Exam Pressure and Ancient Traditions

Junior high school schedule, 7:40 to 5:00 pm

Zheng-Zheng and his friend bent over their first grade homework at the small table in the family apartment, fingers pressed against pencils as they meticulously made each line in the day’s new characters. Their concentration was absolute as they repeated the intricate patterns over and over again placing them neatly into squares on their paper. When they finished they moved on to practice the lesson in their Chinese reading texts until they knew it confidently, and finally moved on to math. When they finished everything, Zheng-Zheng’s sixth birthday party with long noodles could begin.

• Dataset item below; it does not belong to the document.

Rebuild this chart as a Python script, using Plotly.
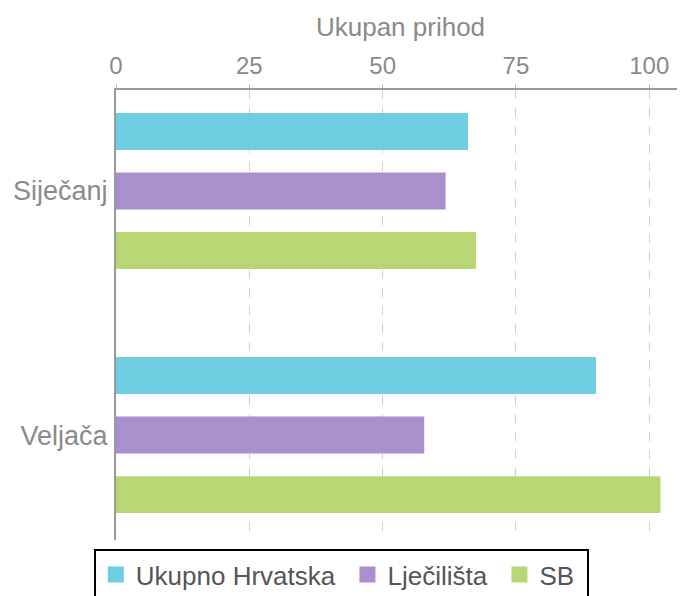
import plotly.graph_objects as go

months = ['Siječanj', 'Veljača']
series = ['Ukupno Hrvatska', 'Lječilišta', 'SB']
ukupno_hrvatska = [66, 90]
ljecilista = [61.8, 57.8]
sb = [67.5, 102.1]
x_ticks = [0, 25, 50, 75, 100]

colors = ['#6ecde0', '#a98fcb', '#b8d774']
values = [ukupno_hrvatska, ljecilista, sb]

fig = go.Figure()
for name, vals, col in zip(series, values, colors):
    fig.add_trace(go.Bar(y=months, x=vals, orientation='h', name=name,
                         marker=dict(color=col, line=dict(width=0)),
                         showlegend=False))
    # legend entry with a bigger square than the default bar icon,
    # a trailing non-breaking space widens the spacing between entries
    fig.add_trace(go.Scatter(y=[None], x=[None], mode='markers', name=name + '\u00a0',
                             marker=dict(symbol='square', size=21, color=col)))

# page body has an 8px margin, so the figure is 8px smaller each way
fig.update_layout(
    width=677,
    height=588,
    plot_bgcolor='white',
    paper_bgcolor='white',
    font=dict(family='Liberation Sans, Arial, sans-serif', size=24, color='#8a8a8a'),
    margin=dict(l=108, r=0, t=82, b=56, autoexpand=False),
    barmode='group',
    bargap=0.268,
    bargroupgap=0.38,
    legend=dict(orientation='h', x=-0.039, xanchor='left', y=-0.02, yanchor='top',
                bordercolor='black', borderwidth=2,
                font=dict(size=26, color='#555555'),
                itemsizing='trace'),
)

fig.update_xaxes(side='top', range=[0, 106.7], tickvals=x_ticks, automargin=False,
                 showgrid=True, gridcolor='#cfcfcf', griddash='dash', gridwidth=1,
                 zeroline=False, showline=True, linecolor='#9a9a9a', linewidth=2,
                 ticks='outside', ticklen=4, tickcolor='#c0c0c0',
                 tickfont=dict(size=24),
                 title=dict(text='Ukupan prihod', font=dict(size=26), standoff=8))
fig.update_yaxes(range=[1.43, -0.414], showgrid=False, zeroline=False, automargin=False,
                 showline=True, linecolor='#9a9a9a', linewidth=2,
                 tickfont=dict(size=27), ticks='', ticklabelstandoff=1)

fig.write_html("out.html")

Xu, Zheng-Zheng’s father, said the transition from preschool to first grade is as hard for parents as for the children. No more relaxed atmosphere like preschool. They must sit tall on backless benches, concentrating on lessons and, when no birthday party awaits, they do at least two hours of homework a night.

“If they don’t begin to study like this now,” Xu said, “they’ll never get into college.”

These stories go on and on. Junior high school students need to study four hours a night throughout the school year; most children go to Saturday cram school starting in the primary grades if their parents want them to go to college. Parents insist children excel in their schoolwork so they will score well on all the tests leading to the all-important college entrance exam. A high score is the sole ticket for entering university and getting a desired major.

The last year of senior high school is the worst. Life for friends in Beijing was held hostage during their son’s last year. Time and again they apologized for not inviting me to dinner. Although their son had studied diligently throughout his school career, he still had to spend every single minute for one year cramming. And much of it is memorization.

“Every minute of our lives,” they said, “is aimed at helping him succeed. It is essential. This is the Chinese student’s life.”

“This is the Chinese student’s life,” seems to echo off school walls and down alleys. It’s in the air. Education tradition is long and deep in China, and though it is impossible for a cultural outsider like me to trace all the threads back in time, some are fairly obvious. Many Chinese, while lauding Confucius’s influence for the value placed on education, also attribute both academic pressure and the need for volumes of memorization, in large part, to Confucian tradition.

Despite ups and downs of popularity, Confucianism formed the cornerstone of education and imperial exams for two millennia. A passionate learner and natural teacher, Confucius (551-470 B.C.E.) devoted himself to instructing others on how to follow a virtuous life by arduous study, following the proper alignment of relationships, and learning to respect others. He appears to have been a taskmaster. The Analects, his teachings written down by his disciples, include such comments as –

“The Master said, ‘Only when someone bursts with eagerness of learning do I instruct; only when someone bubbles to speak but fails to express himself, do I enlighten. If I show a man one corner of a subject, and he can not by himself deduce the other three, I will not repeat the lesson.’”

His teaching is peppered with references to diligence and perseverance. His disciples quote him as saying, “I wasn’t born with innate knowledge. By learning from the ancients, I sought it through diligence.” “Pursue study as though you could never reach your goal, and were afraid of losing the ground already gained.’” The pressure to study harder seems to well up from his directives.

Standing room only – Students wait for a guest lecture

Confucian ideas might not have endured if it had not been for the imperial exams. Confucius sought answers for his time by turning to ancient texts that predated him several hundred years and from them compiled what became known as the Confucian classics. The 1st century B.C.E. Emperor Wu Di decreed Confucianism the official state philosophy, and created five institutes aligned with the Confucian classics—The Book of Songs, The Book of History, The Book of Rites, The Book of Changes, and the Spring and Autumn Annals. From then on, for over 2000 years, these were the fundamental school curriculum memorized by students and also the content of the imperial civil service exams.

In later centuries, as literacy spread, more and more people took these exams, including individuals of humble means. Men (women were not allowed) often began with classical Chinese at age six and continued daily drill and memorizing through their twenties or thirties or even longer, until they were ready to tackle the exams that provided dynasties with civil servants. Families sacrificed to allow one of their own to do this, and a man who failed could disgrace his relatives as well as himself. The fear and pressure of disgracing their families continues to haunt students today.

By middle school, students are well aware of their need to succeed in order to uphold their family honor. Their parents often depend on them to obtain a good job and provide for them in old age. Although school topics are now modern, fierce competition continues and the long history of pressure to do well falls on their shoulders.